I am a sucker for a challenge. Even if it’s kind of silly (I once entered a Friendship Bracelet Quilt Challenge). The Pantone Color of the Year Quilt Challenge over at On the Windy Side didn’t sound silly, it sounded really fun. Purple is my very favorite color. We have a purple chair in our living room. I got purple towels for a wedding gift. So a challenge using a color that was my FAVORITE COLOR EVER is not one that I would pass up.

My inspiration was a piece of Joel Dewberry’s Ironwork in Lilac from Aviary 2 that I had gotten in a Hawthorne Threads scrap pack. I pulled out every piece of purplish plum from my stash and my solid scrap bin. Last year I attended a workshop with Bill Kerr from Modern Quilt Studio. He taught us that not every fabric in a quilt had to be matchy-matchy (my words, not his) with every other fabric in a quilt. He gave an analogy that quilt fabrics are like people at a dinner party. You wouldn’t want to host a party where the guests were all too similar (boring), nor would you want to host a dinner party where the guests were all too different (chaos). The trick, he said, is to make sure that each person/fabric had at least one other person/fabric to talk to. So, after I used colors similar to the ones found in the Joel Dewberry print, I started adding friends.

I used my Tri-Recs ruler to help me draw the triangles on parchment paper. Once I had the outlines marked, I used a regular ruler to create triangles of different sizes within. Then, I used the parchment outlines as my foundation for paper piecing. I used my solid scrap bin and a few strips I cut out of my purple/orchid/plum solids and shot cottons. I know I used about 20 different fabrics in this pillow. This is the pillow that replaced the one I talked about in the last post. I probably should have taken a picture of it, but I decided to let the trash man take it with one last little pat from me. Dumb, I know. I'm just a little sentimental.



Starting Somewhere

 

I started quilting when my oldest son was about one. I had been an elementary teacher for seven years before we had our first child. Once he was born, I decided to stay home. It wasn’t a decision I made lightly, and it certainly wasn’t an easy transition. I really liked being a teacher. I felt successful. I felt challenged. Most importantly, I felt like I was good at something. For the first year, I tried to stay busy and engaged in motherhood, but instead I just kept looking at the clock. 9:30? Math time. 11:45? Go pick up the kids from PE. I worried all the time about everything. Was I being a good enough mom? How could I tell? At school, it was easy to assess success. At home? Not so much.
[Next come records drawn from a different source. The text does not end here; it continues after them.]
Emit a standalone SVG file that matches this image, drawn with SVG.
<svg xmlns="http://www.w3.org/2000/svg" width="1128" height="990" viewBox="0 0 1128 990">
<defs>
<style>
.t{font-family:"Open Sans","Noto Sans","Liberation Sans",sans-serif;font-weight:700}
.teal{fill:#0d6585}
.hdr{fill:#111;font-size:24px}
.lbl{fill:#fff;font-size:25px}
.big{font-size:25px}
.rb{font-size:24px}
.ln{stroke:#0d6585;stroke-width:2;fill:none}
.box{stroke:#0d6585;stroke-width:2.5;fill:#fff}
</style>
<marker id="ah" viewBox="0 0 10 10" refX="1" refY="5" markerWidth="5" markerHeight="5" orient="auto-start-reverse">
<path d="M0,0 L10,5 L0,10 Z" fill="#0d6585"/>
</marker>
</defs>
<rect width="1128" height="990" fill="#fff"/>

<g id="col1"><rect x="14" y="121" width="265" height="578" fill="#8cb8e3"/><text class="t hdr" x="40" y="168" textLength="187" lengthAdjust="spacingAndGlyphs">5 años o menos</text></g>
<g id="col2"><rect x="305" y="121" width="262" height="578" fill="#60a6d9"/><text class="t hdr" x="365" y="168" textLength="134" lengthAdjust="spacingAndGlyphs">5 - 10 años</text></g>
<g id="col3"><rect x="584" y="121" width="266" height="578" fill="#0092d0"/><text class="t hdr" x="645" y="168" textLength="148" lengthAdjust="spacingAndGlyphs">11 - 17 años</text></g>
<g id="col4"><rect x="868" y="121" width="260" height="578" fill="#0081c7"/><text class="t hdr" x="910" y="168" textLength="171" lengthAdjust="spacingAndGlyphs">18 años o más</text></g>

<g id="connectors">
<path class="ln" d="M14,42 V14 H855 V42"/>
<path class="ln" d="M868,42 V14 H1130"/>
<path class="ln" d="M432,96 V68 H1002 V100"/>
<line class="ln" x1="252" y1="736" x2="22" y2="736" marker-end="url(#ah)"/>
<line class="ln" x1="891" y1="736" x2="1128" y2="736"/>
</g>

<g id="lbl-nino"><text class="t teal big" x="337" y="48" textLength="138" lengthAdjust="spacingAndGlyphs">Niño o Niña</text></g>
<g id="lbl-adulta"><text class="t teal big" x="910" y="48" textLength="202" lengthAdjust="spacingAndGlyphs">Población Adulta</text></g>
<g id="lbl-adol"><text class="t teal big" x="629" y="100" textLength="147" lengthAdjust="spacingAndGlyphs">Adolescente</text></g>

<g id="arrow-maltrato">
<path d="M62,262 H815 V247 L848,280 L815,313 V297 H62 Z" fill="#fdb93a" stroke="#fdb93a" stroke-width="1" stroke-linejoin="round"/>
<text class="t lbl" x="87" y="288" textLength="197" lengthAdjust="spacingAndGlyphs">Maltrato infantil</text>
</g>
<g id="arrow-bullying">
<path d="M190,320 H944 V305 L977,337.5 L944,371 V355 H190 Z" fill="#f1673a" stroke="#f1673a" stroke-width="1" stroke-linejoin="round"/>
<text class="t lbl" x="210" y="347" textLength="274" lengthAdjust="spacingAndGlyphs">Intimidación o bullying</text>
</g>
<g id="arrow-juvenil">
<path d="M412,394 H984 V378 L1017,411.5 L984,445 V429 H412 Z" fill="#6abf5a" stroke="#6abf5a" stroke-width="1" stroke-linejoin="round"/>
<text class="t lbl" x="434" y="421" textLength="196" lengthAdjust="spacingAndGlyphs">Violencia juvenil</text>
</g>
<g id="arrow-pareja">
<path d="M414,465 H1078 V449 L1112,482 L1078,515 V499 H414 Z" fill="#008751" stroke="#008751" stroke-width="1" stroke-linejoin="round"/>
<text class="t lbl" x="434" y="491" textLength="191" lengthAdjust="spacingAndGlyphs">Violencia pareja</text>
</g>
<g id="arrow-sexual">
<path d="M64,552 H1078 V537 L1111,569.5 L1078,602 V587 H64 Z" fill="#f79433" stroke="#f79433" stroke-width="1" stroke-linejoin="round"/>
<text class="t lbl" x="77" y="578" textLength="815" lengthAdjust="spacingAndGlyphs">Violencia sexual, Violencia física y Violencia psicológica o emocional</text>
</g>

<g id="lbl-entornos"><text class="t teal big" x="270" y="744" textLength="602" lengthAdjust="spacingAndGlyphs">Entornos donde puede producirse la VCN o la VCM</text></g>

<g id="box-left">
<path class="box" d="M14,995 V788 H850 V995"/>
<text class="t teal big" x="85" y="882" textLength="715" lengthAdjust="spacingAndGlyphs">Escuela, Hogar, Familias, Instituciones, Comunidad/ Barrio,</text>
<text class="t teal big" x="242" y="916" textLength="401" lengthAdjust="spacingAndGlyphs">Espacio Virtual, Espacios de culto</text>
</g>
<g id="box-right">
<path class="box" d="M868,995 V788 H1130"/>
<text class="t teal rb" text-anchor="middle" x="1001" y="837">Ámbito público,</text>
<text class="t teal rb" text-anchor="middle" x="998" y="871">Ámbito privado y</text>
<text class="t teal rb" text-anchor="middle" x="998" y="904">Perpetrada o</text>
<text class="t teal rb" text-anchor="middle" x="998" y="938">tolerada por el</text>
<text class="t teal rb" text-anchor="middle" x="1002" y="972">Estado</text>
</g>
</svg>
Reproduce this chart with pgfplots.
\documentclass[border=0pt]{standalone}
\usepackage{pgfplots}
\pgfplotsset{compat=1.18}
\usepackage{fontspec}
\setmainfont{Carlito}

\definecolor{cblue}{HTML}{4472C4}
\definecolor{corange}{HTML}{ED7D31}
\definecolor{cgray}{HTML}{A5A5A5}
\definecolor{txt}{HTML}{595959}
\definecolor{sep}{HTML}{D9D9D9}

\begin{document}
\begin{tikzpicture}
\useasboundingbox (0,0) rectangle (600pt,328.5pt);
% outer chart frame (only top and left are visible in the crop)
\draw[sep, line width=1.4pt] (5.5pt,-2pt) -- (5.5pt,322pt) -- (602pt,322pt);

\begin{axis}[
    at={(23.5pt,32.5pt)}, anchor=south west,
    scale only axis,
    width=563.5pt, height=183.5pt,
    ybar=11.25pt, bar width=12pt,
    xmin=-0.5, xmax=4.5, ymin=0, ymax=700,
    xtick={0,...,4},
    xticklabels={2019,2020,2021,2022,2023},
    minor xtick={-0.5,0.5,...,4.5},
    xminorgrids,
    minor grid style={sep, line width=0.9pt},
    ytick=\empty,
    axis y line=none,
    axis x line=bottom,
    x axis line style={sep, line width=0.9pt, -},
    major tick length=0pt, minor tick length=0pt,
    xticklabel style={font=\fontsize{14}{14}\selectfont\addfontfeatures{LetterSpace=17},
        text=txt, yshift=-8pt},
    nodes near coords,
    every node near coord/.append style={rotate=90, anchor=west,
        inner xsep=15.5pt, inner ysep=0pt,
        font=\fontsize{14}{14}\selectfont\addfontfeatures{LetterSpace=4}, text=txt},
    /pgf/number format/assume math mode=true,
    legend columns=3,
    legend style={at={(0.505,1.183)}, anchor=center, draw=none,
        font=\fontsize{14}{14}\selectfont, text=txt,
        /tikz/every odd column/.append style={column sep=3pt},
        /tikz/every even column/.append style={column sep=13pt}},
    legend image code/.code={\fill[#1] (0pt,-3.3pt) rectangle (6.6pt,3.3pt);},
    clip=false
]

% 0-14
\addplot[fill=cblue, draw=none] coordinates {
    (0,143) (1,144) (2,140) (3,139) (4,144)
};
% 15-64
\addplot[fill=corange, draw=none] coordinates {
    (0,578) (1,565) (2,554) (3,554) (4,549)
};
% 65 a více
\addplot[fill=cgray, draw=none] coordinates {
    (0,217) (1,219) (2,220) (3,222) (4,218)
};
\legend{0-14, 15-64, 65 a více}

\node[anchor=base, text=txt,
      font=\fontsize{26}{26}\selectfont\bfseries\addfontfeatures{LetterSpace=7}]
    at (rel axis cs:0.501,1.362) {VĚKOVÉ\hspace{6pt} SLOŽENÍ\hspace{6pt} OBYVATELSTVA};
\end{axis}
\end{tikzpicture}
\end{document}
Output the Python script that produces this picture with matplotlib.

I wish I could remember exactly how I ended up in front of my cheap Wal-Mart Brother. Desperation, probably. :-) I do remember that I was pretty terrible. I was drawing on my only experience, which was a semi-successful sweatshirt in 8th grade. I kept a pillow that I made during that time and I looked at it the other day. It would be easy to say that it really was embarrassingly awful, but I won’t. I won’t because it was the very best that I was capable of at the time. I recently replaced it with a pillow I had just made. The new pillow represents the very best I am capable of now. What a difference!

I have three kids. I have quite a few quilts under my belt, too. None of my quilts are perfect, and I’ve learned to accept that as part of the learning curve. I feel great when I sew and create my ideas out of fabric. That feeling is my gauge for success. I’ve applied that lesson to motherhood too, and I’ve learned to relax. I smile at my kids a lot….and, they smile back. We laugh and learn together. That feels like success to me.